Now you can get descent performance with much less data, since you only need to learn the specifities.
However, this only helps if you need a limited deepfake: The model cannot infer the exact facial expression of the target when they are, for example, laughing unless you provided an example of that in the training data (assuming there is no way to infer the laughing expression from someone by looking at other provided expressions). It will instead generate a generic laugh. All missing informations are substituted by what was seen, on average, in the pre-training phase.
That wouldn't work for a long complex deepfake meant to be sent to someone reasonably close with the target.
But for the types of deepfake where it's targeting a personality that we all know, but not very well at all, much less data is neeeded than before for a similar result.
At least in my experience - audio is much harder to convincingly fake than video. If you have heard the real person speaking, they have very specific and distinguishable patterns of speech.

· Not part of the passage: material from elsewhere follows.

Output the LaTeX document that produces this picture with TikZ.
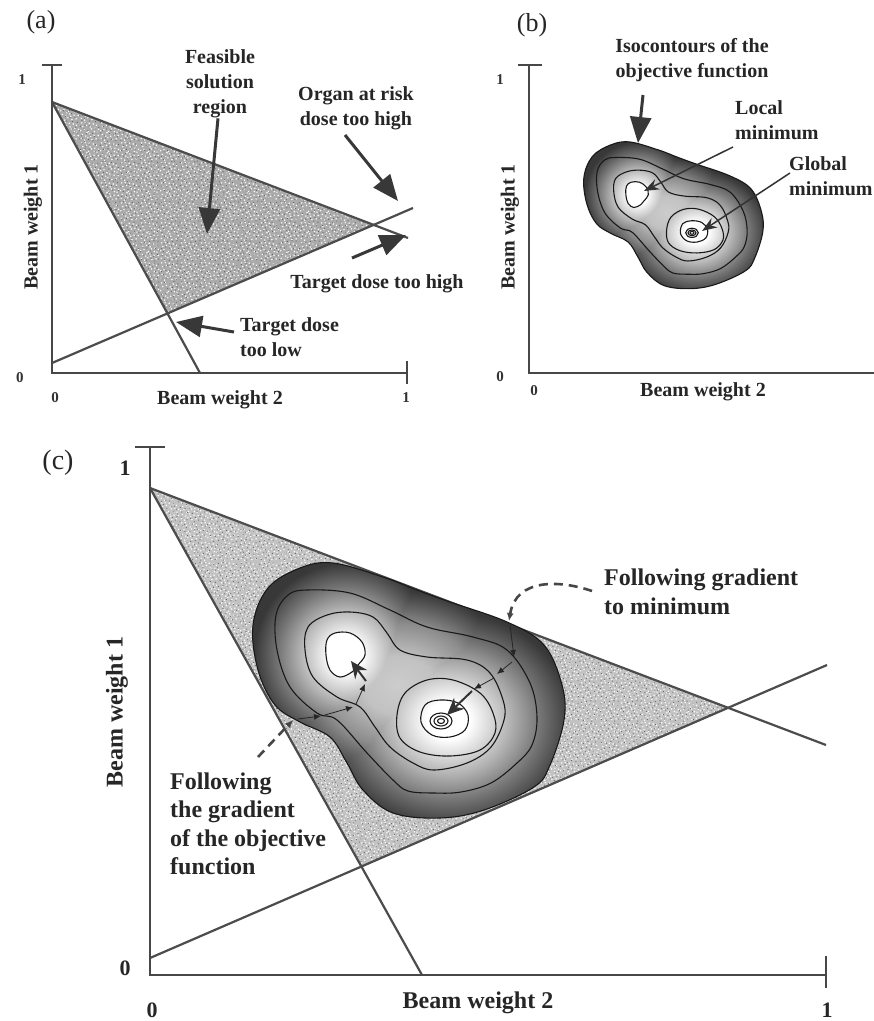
\documentclass[tikz,border=0pt]{standalone}
\usepackage{fontspec}
\setmainfont{Liberation Serif}
\usetikzlibrary{arrows.meta,patterns}
\pgfdeclareradialshading{lobe}{\pgfpoint{0bp}{0bp}}{color(0bp)=(white); color(3.5bp)=(white); color(10bp)=(black!30); color(15bp)=(black!55); color(20bp)=(black!78); color(50bp)=(black!78)}
\pgfdeclareradialshading{waist}{\pgfpoint{0bp}{0bp}}{color(0bp)=(black!20); color(6bp)=(black!24); color(13bp)=(black!45); color(20bp)=(black!78); color(50bp)=(black!78)}
\newcommand\dta[2]{\pgfpathcircle{\pgfqpoint{#1pt}{#2pt}}{0.85pt}}
\newcommand\dtb[2]{\pgfpathcircle{\pgfqpoint{#1pt}{#2pt}}{0.6pt}}
\pgfdeclarepatternformonly{speckA}{\pgfqpoint{0pt}{0pt}}{\pgfqpoint{20pt}{20pt}}{\pgfqpoint{20pt}{20pt}}{%
  \dta{1.3}{2.7}\dta{4.8}{0.9}\dta{8.2}{3.4}\dta{12.5}{1.6}\dta{16.9}{2.2}\dta{19.1}{5.8}\dta{2.4}{6.9}\dta{6.1}{5.2}\dta{10.3}{7.4}\dta{14.7}{6.1}\dta{17.8}{9.3}\dta{0.7}{10.8}\dta{4.2}{11.9}\dta{8.9}{10.1}\dta{12.1}{12.6}\dta{15.6}{13.4}\dta{19.4}{12.2}\dta{2.9}{15.1}\dta{6.8}{16.3}\dta{10.6}{14.7}\dta{13.9}{17.8}\dta{17.2}{16.4}\dta{1.8}{18.9}\dta{5.5}{19.2}\dta{9.7}{18.6}\dta{11.2}{4.9}\dta{7.3}{8.6}\dta{15.1}{9.9}
  \pgfusepath{fill}}
\pgfdeclarepatternformonly{speckB}{\pgfqpoint{0pt}{0pt}}{\pgfqpoint{23pt}{23pt}}{\pgfqpoint{23pt}{23pt}}{%
  \dtb{21.5}{3.1}\dtb{17.5}{1.0}\dtb{13.6}{3.9}\dtb{8.6}{1.8}\dtb{3.6}{2.5}\dtb{1.0}{6.7}\dtb{20.2}{7.9}\dtb{16.0}{6.0}\dtb{11.2}{8.5}\dtb{6.1}{7.0}\dtb{2.5}{10.7}\dtb{22.2}{12.4}\dtb{18.2}{13.7}\dtb{12.8}{11.6}\dtb{9.1}{14.5}\dtb{5.1}{15.4}\dtb{0.7}{14.0}\dtb{19.7}{17.4}\dtb{15.2}{18.7}\dtb{10.8}{16.9}\dtb{7.0}{20.5}\dtb{3.2}{18.9}\dtb{21.0}{21.7}\dtb{16.7}{22.1}\dtb{11.8}{21.4}\dtb{14.1}{9.2}
  \pgfusepath{fill}}
\newcommand\blobOuter{plot[smooth cycle, tension=0.6] coordinates {(-155,-65) (-140,-102) (-108,-122) (-75,-127) (-25,-113) (9,-100) (42,-88) (99,-68) (136,-45) (154,-5) (156,30) (142,75) (126,97) (76,120) (32,128) (-15,123) (-45,100) (-61,73) (-78,47) (-108,32) (-133,15) (-150,-20)}}
\newcommand\blobCone{plot[smooth cycle, tension=0.6] coordinates {(-131,-40) (-132,-75) (-120,-95) (-101,-100) (-58,-97) (-18,-80) (19,-63) (65,-53) (99,-40) (122,-7) (129,27) (124,55) (109,73) (83,93) (53,102) (26,103) (0,101) (-15,90) (-41,63) (-71,30) (-91,23) (-118,-3)}}
\newcommand\blobCtwo{plot[smooth cycle, tension=0.6] coordinates {(-103,-40) (-100,-63) (-81,-75) (-58,-78) (-35,-73) (-21,-57) (-8,-40) (19,-33) (59,-30) (82,-17) (95,10) (96,30) (83,57) (59,73) (26,80) (5,73) (-18,57) (-33,37) (-48,17) (-71,7) (-95,-13)}}
\newcommand\loopL{plot[smooth cycle, tension=0.6] coordinates {(-81,-50) (-73,-57) (-58,-57) (-46,-48) (-43,-35) (-50,-25) (-56,-18) (-68,-13) (-78,-20) (-82,-35)}}
\newcommand\loopR{plot[smooth cycle, tension=0.6] coordinates {(19,-10) (45,-10) (72,3) (85,23) (87,43) (72,60) (42,66) (12,62) (-8,48) (-11,25) (-3,3)}}
\newcommand\ringR{plot[smooth cycle, tension=0.6] coordinates {(17,15) (32,10) (50,13) (60,25) (57,40) (42,47) (24,45) (13,32)}}
\newcommand\drawblob{%
  \fill[black!78] \blobOuter;
  \begin{scope}
    \clip \blobOuter;
    \begin{scope}[blend mode=lighten]
      \shade[shading=waist] (-10,-5) ellipse [x radius=150, y radius=118];
      \shade[shading=lobe] (40,30) ellipse [x radius=155, y radius=135];
      \shade[shading=lobe] (-62,-35) ellipse [x radius=115, y radius=115];
    \end{scope}
  \end{scope}
  \draw[cline] \blobOuter;
  \draw[cline] \blobCone;
  \draw[cline] \blobCtwo;
  \fill[white] \loopL;
  \draw[cline] \loopL;
  \draw[cline] \loopR;
  \draw[cline] \ringR;
  \draw[cline] (33,31) ellipse [x radius=11, y radius=8];
  \draw[cline] (33,31) ellipse [x radius=7, y radius=5];
  \draw[cline] (33,31) ellipse [x radius=3.5, y radius=2.5];
}
\tikzset{
  ax/.style={draw=black!72, line width=2pt},
  bnd/.style={draw=black!70, line width=2.2pt},
  cline/.style={draw=black!90, line width=1.1pt},
  lbl/.style={font=\fontsize{20}{25}\selectfont\bfseries, text=black!85, align=center, inner sep=0pt},
  lblc/.style={font=\fontsize{24}{28.5}\selectfont\bfseries, text=black!85, align=left, inner sep=0pt},
  tickA/.style={font=\fontsize{15}{18}\selectfont\bfseries, text=black!80, inner sep=0pt},
  tickC/.style={font=\fontsize{22}{26}\selectfont\bfseries, text=black!85, inner sep=0pt},
  panel/.style={font=\fontsize{26}{30}\selectfont, text=black!85, inner sep=0pt},
  bigarrow/.style={draw=black!78, line width=3pt, -{Triangle[length=26pt,width=21pt]}},
  thinarrow/.style={draw=black!80, line width=1.5pt, -{Stealth[length=15pt,width=11pt]}},
  smallhead/.style={draw=black!85, line width=0.8pt, -{Latex[length=7pt,width=6pt]}},
  bighead/.style={draw=black!80, line width=2pt, -{Stealth[length=17pt,width=15pt]}},
  dsh/.style={draw=black!72, line width=2.6pt, dash pattern=on 9pt off 6pt},
  speckfill/.style={fill=#1, postaction={pattern=speckA, pattern color=white}, postaction={pattern=speckB, pattern color=black!62}},
}
\begin{document}
\begin{tikzpicture}[x=1pt,y=-1pt]
\useasboundingbox (0,0) rectangle (874,1021);
\fill[white] (0,0) rectangle (874,1021);

% ================= panel (a)
\coordinate (aO) at (52,373);
\coordinate (aYt) at (52,65);
\coordinate (aXr) at (407,373);
\coordinate (aP) at (52,102);
\coordinate (aS) at (200,373);
\coordinate (aU) at (408,238);
\coordinate (aL0) at (52,363);
\coordinate (aL1) at (413,208);
\coordinate (aQ) at (intersection of aP--aS and aL0--aL1);
\coordinate (aR) at (intersection of aP--aU and aL0--aL1);
\path[speckfill=black!33] (aP) -- (aQ) -- (aR) -- cycle;
\draw[bnd] (aP) -- (aS);
\draw[bnd] (aP) -- (aU);
\draw[bnd] (aL0) -- (aL1);
\draw[ax] (aYt) -- (aO) -- (aXr);
\draw[ax] (42,65) -- (62,65);
\draw[ax] (407,361) -- (407,384);

\node[panel] (pa) at (41,22) {(a)};
\node[tickA] (a1) at (22,80) {1};
\node[tickA] (a0y) at (20,378) {0};
\node[tickA] (a0x) at (55,398) {0};
\node[tickA] (a1x) at (406,398) {1};
\node[lbl] (axx) at (220,400) {Beam weight 2};
\node[lbl, rotate=90] (axy) at (33,227) {Beam weight 1};
\node[lbl] (feas) at (220,84) {Feasible\\solution\\region};
\node[lbl] (oar) at (356,108) {Organ at risk\\dose too high};
\node[lbl] (tdh) at (377,284) {Target dose too high};
\node[lbl, align=left, anchor=west] (tdl) at (240,337) {Target dose\\too low};

\coordinate (feasTip) at (207,234);
\coordinate (oarS) at (345,135);
\coordinate (oarTip) at (398,201);
\coordinate (tdhS) at (352,258);
\coordinate (tdhTip) at (406,235);
\coordinate (tdlTip) at (176,322);
\draw[bigarrow] ([xshift=-2pt]feas.south) -- (feasTip);
\draw[bigarrow] (oarS) -- (oarTip);
\draw[bigarrow] (tdhS) -- (tdhTip);
\draw[bigarrow] ([xshift=-6pt,yshift=5pt]tdl.west) -- (tdlTip);

% ================= panel (b)
\coordinate (bO) at (529,373);
\coordinate (bYt) at (529,65);
\coordinate (bXr) at (880,373);
\draw[ax] (bYt) -- (bO) -- (bXr);
\draw[ax] (518,65) -- (542,65);
\begin{scope}[shift={(673,215)}, scale=0.575]
  \drawblob
\end{scope}
\node[panel] (pb) at (532,25) {(b)};
\node[tickA] (b1) at (500,80) {1};
\node[tickA] (b0y) at (500,377) {0};
\node[tickA] (b0x) at (534,391) {0};
\node[lbl] (bxx) at (703,392) {Beam weight 2};
\node[lbl, rotate=90] (bxy) at (510,227) {Beam weight 1};
\node[lbl] (iso) at (692,60) {Isocontours of the\\objective function};
\node[lbl, align=left, anchor=west] (locm) at (735,120) {Local\\minimum};
\node[lbl, align=left, anchor=west] (glom) at (789,176) {Global\\minimum};
\coordinate (isoS) at (643,95);
\coordinate (isoTip) at (638,143);
\coordinate (locS) at (733,147);
\coordinate (locTip) at (644,191);
\coordinate (gloS) at (790,173);
\coordinate (gloTip) at (702,231);
\draw[bigarrow] (isoS) -- (isoTip);
\draw[thinarrow] (locS) -- (locTip);
\draw[thinarrow] (gloS) -- (gloTip);

% ================= panel (c)
\coordinate (cO) at (150,975);
\coordinate (cYt) at (150,447);
\coordinate (cXr) at (826,975);
\coordinate (cP) at (150,488);
\coordinate (cS) at (422,975);
\coordinate (cU) at (826,745);
\coordinate (cL0) at (150,958);
\coordinate (cL1) at (827,665);
\coordinate (cQ) at (intersection of cP--cS and cL0--cL1);
\coordinate (cR) at (intersection of cP--cU and cL0--cL1);
\path[speckfill=black!24] (cP) -- (cQ) -- (cR) -- cycle;
\draw[bnd] (cP) -- (cS);
\draw[bnd] (cP) -- (cU);
\draw[bnd] (cL0) -- (cL1);
\draw[ax] (cYt) -- (cO) -- (cXr);
\draw[ax] (135,447) -- (165,447);
\draw[ax] (826,956) -- (826,988);
\begin{scope}[shift={(408,690)}]
  \drawblob
\end{scope}

\node[panel, font=\fontsize{28}{32}\selectfont] (pc) at (58,463) {(c)};
\node[tickC] (c1) at (125,468) {1};
\node[tickC] (c0y) at (125,968) {0};
\node[tickC] (c0x) at (152,1010) {0};
\node[tickC] (c1x) at (827,1010) {1};
\node[lblc] (cxx) at (478,1003) {Beam weight 2};
\node[lblc, rotate=90] (cxy) at (117,712) {Beam weight 1};
\node[lblc, anchor=west] (fgm) at (604,592) {Following gradient\\to minimum};
\node[lblc, anchor=west] (fgo) at (170,824) {Following\\the gradient\\of the objective\\function};

% right gradient path
\coordinate (gTop) at (509,621);
\draw[dsh, -{Latex[length=8pt,width=7pt]}] ([xshift=-12pt,yshift=1pt]fgm.west) .. controls (560,580) and (516,578) .. (gTop);
\draw[smallhead] (510,625) -- (514,657);
\draw[smallhead] (512,662) -- (497,674);
\draw[smallhead] (494,678) -- (474,689);
\draw[bighead] (472,691) -- (447,715);
% left gradient path
\coordinate (lS) at (258,757);
\coordinate (lE) at (293,720);
\draw[dsh, -{Latex[length=8pt,width=7pt]}] (lS) -- (lE);
\draw[smallhead] (298,719) -- (321,716);
\draw[smallhead] (325,715) -- (353,707);
\draw[smallhead] (356,704) -- (365,684);
\draw[bighead] (366,681) -- (351,661);
\end{tikzpicture}
\end{document}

You can fake it reasonably, but you need to have a very large collection of audio clips to do so, and if you do a bad job it literally jumps out at the viewer.
Video might be off, but it requires close attention and large screens to notice - much easier to miss if you're viewing on a phone.
This is called few-shot learning (or in the limit case, with a single example, one-shot learning). One way this may be achieved by first training a very general model (maybe with huge data sets), and then fine-tuning it into a specific example (this is called transfer learning). [0]
One reason researchers suspected this must be possible is that human beings, as well as other animals, can learn stuff by watching it for just a few seconds. But we have some prior baggage, because we spent our whole lives learning.. other, vaguely related stuff, and it turns out that knowledge is often transferable.
[0] This isn't the only way, there's also meta learning
I think the idea is that data needed to imitate a _specific person_ would require less data. Overall a model like that might have orders of magnitude more data in general and maybe a smaller amount required to imitate the features of a particular one.
I imagine it like - A master cabinet maker can make new variations of cabinets super easily once they've made hundreds of similar cabinets?
The real threat I think will not be in trying to trick people with fake videos, but instead deep flags: create fake videos showing awful things about the politician one wants to win, and then attribute the fakes to supporters of the guy you want to lose and make them look like animals.
Especially in coordination with a media campaign, it would be an effective way of undermining the opponent by making them look simultaneously grossly unethical and desperate. Even better if you can get the FBI involved to investigate whether the video was created directly by the opponent or "only" by his supporters. And anybody describing what actually happened could easily be straw manned into sounding like a nutter.
And the quality is already perfectly fine for this.
Not to mention, while it could be hard for random online trolls, certain state actors in your country of residence likely already have a ton of your face stored on video, celebrity or not.